Service via e-mail and service on the place of business, however, do not meet the constitutional standard under the circumstances. Although courts have upheld service via e-mail, those cases involved e-mail addresses undisputedly connected to the defendants and that the defendants used for business purposes. See, e.g., Rio Props. 284 F.3d at 1017-18; Ryan v. Brunswick Corp., No. 02-CV-0133E, 2002 WL 1628933, at *2 (W.D.N.Y. May 31, 2002). In Rio Properties, the Ninth Circuit upheld service via e-mail when the defendant company maintained a website and designated its e-mail address as its preferred means of communication. See 284 F.3d at 1017-18. Similarly, the court in Ryan permitted service by e-mail because the defendant maintained an Internet site and listed an e-mail address as a means of business communication.
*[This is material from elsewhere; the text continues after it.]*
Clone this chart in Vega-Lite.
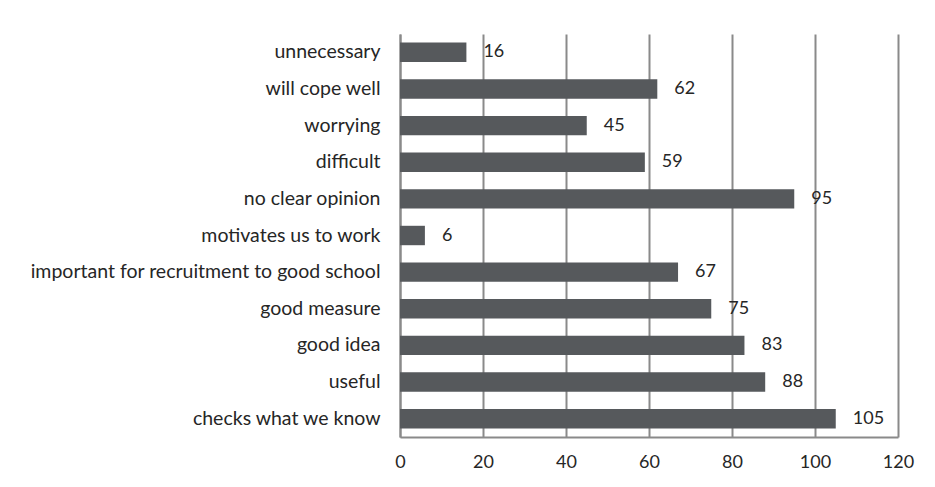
{
  "$schema": "https://vega.github.io/schema/vega-lite/v6.json",
  "autosize": {"type": "none"},
  "width": 498,
  "height": 403,
  "padding": {"left": 400, "top": 34, "right": 37, "bottom": 50},
  "background": "white",
  "config": {
    "view": {"stroke": null},
    "font": "Lato",
    "axis": {"labelFont": "Lato", "labelColor": "#262626"}
  },
  "data": {
    "values": [
      {"category": "unnecessary", "value": 16},
      {"category": "will cope well", "value": 62},
      {"category": "worrying", "value": 45},
      {"category": "difficult", "value": 59},
      {"category": "no clear opinion", "value": 95},
      {"category": "motivates us to work", "value": 6},
      {"category": "important for recruitment to good school", "value": 67},
      {"category": "good measure", "value": 75},
      {"category": "good idea", "value": 83},
      {"category": "useful", "value": 88},
      {"category": "checks what we know", "value": 105}
    ]
  },
  "encoding": {
    "y": {
      "field": "category", "type": "nominal", "sort": null, "title": null,
      "scale": {"paddingInner": 0.47, "paddingOuter": 0.235},
      "axis": {"ticks": false, "domainColor": "#8a8a8a", "domainWidth": 2, "labelPadding": 20, "labelLimit": 400, "labelFontSize": 19.5}
    },
    "x": {
      "field": "value", "type": "quantitative", "title": null,
      "scale": {"domain": [0, 120], "nice": false},
      "axis": {"values": [0, 20, 40, 60, 80, 100, 120], "ticks": false, "grid": true, "gridColor": "#8a8a8a", "gridWidth": 2, "domainColor": "#8a8a8a", "domainWidth": 2, "labelPadding": 16, "labelFlush": false, "labelFontSize": 18}
    }
  },
  "layer": [
    {"mark": {"type": "bar", "color": "#56595c"}},
    {"mark": {"type": "text", "align": "left", "baseline": "middle", "dx": 17, "fontSize": 18, "color": "#262626"},
     "encoding": {"text": {"field": "value", "type": "quantitative"}}}
  ]
}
See 2002 WL 1628933, at *2. In contrast, Plaintiff has provided no information that would lead the Court to conclude that Defendant maintains the website, monitors the e-mail address, or would be likely to receive information transmitted to the e-mail address. The website directs individuals seeking information to send inquiries to “information@binmahfouz.info.” (Platt Aff. ¶ 15.) In Rio Properties and Ryan, the e-mail addresses were the mechanisms by which the defendants conducted business, presumably on a daily basis; here, the e-mail address is apparently only used as an informal means of accepting requests for information rather than for receiving important business communications. Accordingly, the Court does not authorize service by e-mail in this case.

 

[*4]  Finally, the Court denies Plaintiff’s request to serve the Defendant by Federal Express to a business address in Saudi Arabia. Plaintiff’s counsel states that he “obtained an address for a company named Al-Murjan Company in Saudi Arabia with which defendant is affiliated.” (Platt Aff. ¶ 14.) That is the extent of the information provided to the Court about this business. Plaintiff’s counsel does not state the basis of his conclusion that Defendant is affiliated with this company, nor the means by which he obtained this address. The Court therefore has no way of knowing whether service of process to this address will have any chance of reaching Defendant.

 

III. CONCLUSION

 

Plaintiff’s motion to serve by alternative means under Rule 4(f)(3) is GRANTED. Plaintiff shall effect service of process on Defendant by (1) certified mail on Defendant’s U.S. attorneys; (2) Federal Express on Defendant’s U.K. attorneys; and (3) mail to Defendant’s post-office box in Saudi Arabia. Plaintiff shall serve the summons and complaint, along with a copy of this order, within 30 days of the date that this order is entered on the Court’s docket.